29Protected deposits

(1)Subject to the provisions of this section, in relation to an institution falling within subsection (1) of section 28 above, any reference in this Act to a depositor's protected deposit is a reference to the total liability of the institution to him, limited to a maximum of £10,000, in respect of the principal amounts of sterling deposits made with United Kingdom offices of the institution.

(2)For the purposes of subsection (1) above, no account shall be taken of any liability unless proof of the debt which gives rise to it has been lodged with the liquidator of the insolvent institution or, in the case of an institution which is—

(a)a body corporate formed under the law of a country or territory outside the United Kingdom,

(b)a partnership whose principal place of business is in such a country or territory, or

(c)any other unincorporated institution formed under the law of another member State, unless an act has been done which appears to the Board to correspond under the law of that country or territory or, as the case may be, under the law of that member State with the lodging of such a proof with the liquidator of the institution.

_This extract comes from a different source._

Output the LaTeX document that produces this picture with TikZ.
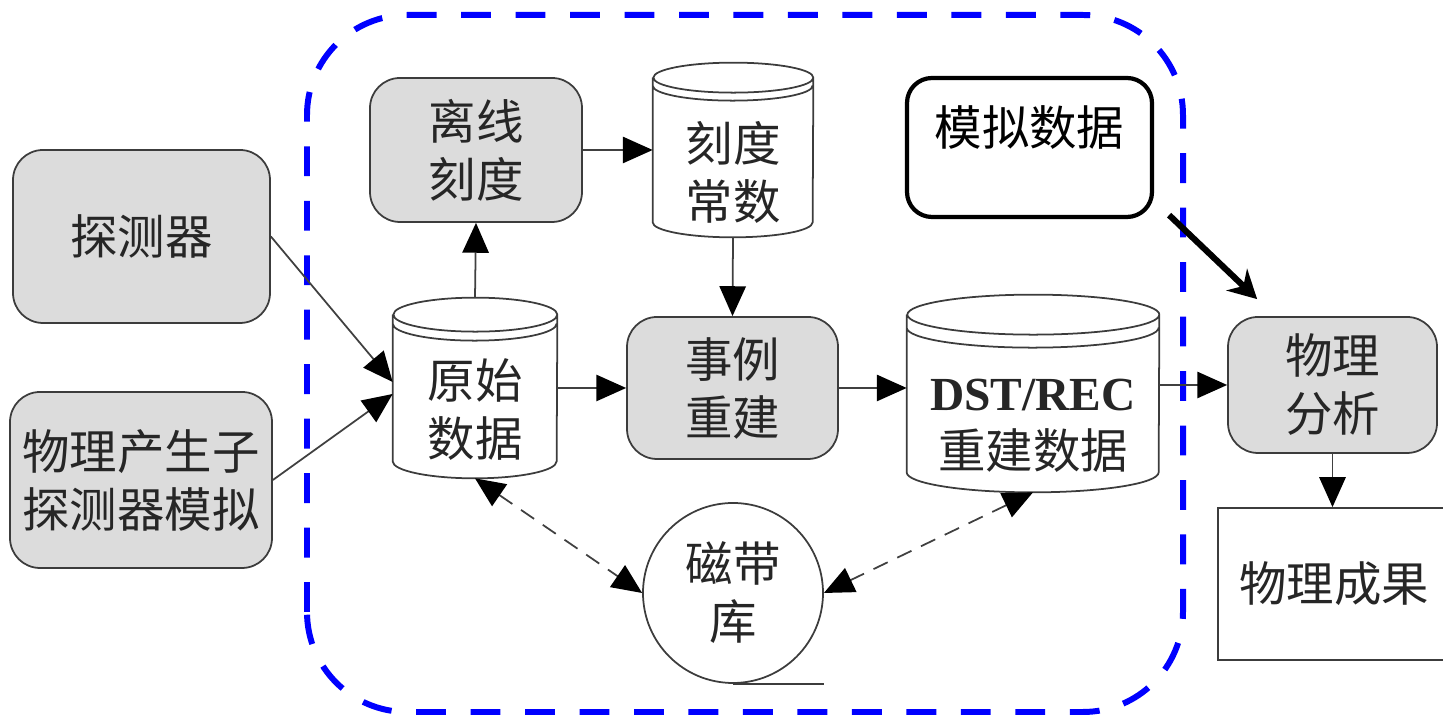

(3)The Treasury, after consultation with the Board, may by order made by statutory instrument amend subsection (1) above so as to substitute for the sum for the time being specified in that subsection such larger sum as may be specified in the order; and no such order shall be made unless a draft of it has been laid before Parliament and approved by a resolution of each House.

(4)The reference in subsection (1) above to the principal amount of a sterling deposit includes any interest or premium which has been so credited to the deposit in question as to constitute an accretion to the principal.

(5)In determining the total liability of an institution to a depositor for the purposes of subsection (1) above, no account shall be taken of any liability in respect of a deposit if—

(a)it is a secured deposit; or

(b)it is a deposit which had an original term to maturity of more than five years ; or

(c)the institution is no longer recognised or licensed and the deposit was made after it ceased to be either recognised or licensed, unless, at the time the deposit was made, the depositor did not know and could not reasonably be expected to have known that the institution was no longer recognised or licensed.

(6)Unless the Board otherwise direct in any particular case, in determining the total liability of an institution to a depositor for the purposes of subsection (1) above, there shall be deducted the amount of any liability of the depositor to the institution—

(a)in respect of which a right of set-off existed immediately before the institution became insolvent against any such sterling deposit as is referred to in subsection (1) above, or

(b)in respect of which such a right would then have existed if the deposit in question had been repayable on demand and the liability in question had fallen due.

(7)In its application to this section and sections 30 and 31 below, subsection (5) of section 1 of this Act shall have effect—

(a)with the omission of paragraphs (b) and (c), and

(b)as if the reference in paragraph (a) to a loan made by the Bank, a recognised bank or a licensed institution did not include a loan made by any of those bodies as trustees,

and any reference in this Part of this Act to a protected deposit or, in the context of such a deposit, to a depositor shall be construed accordingly.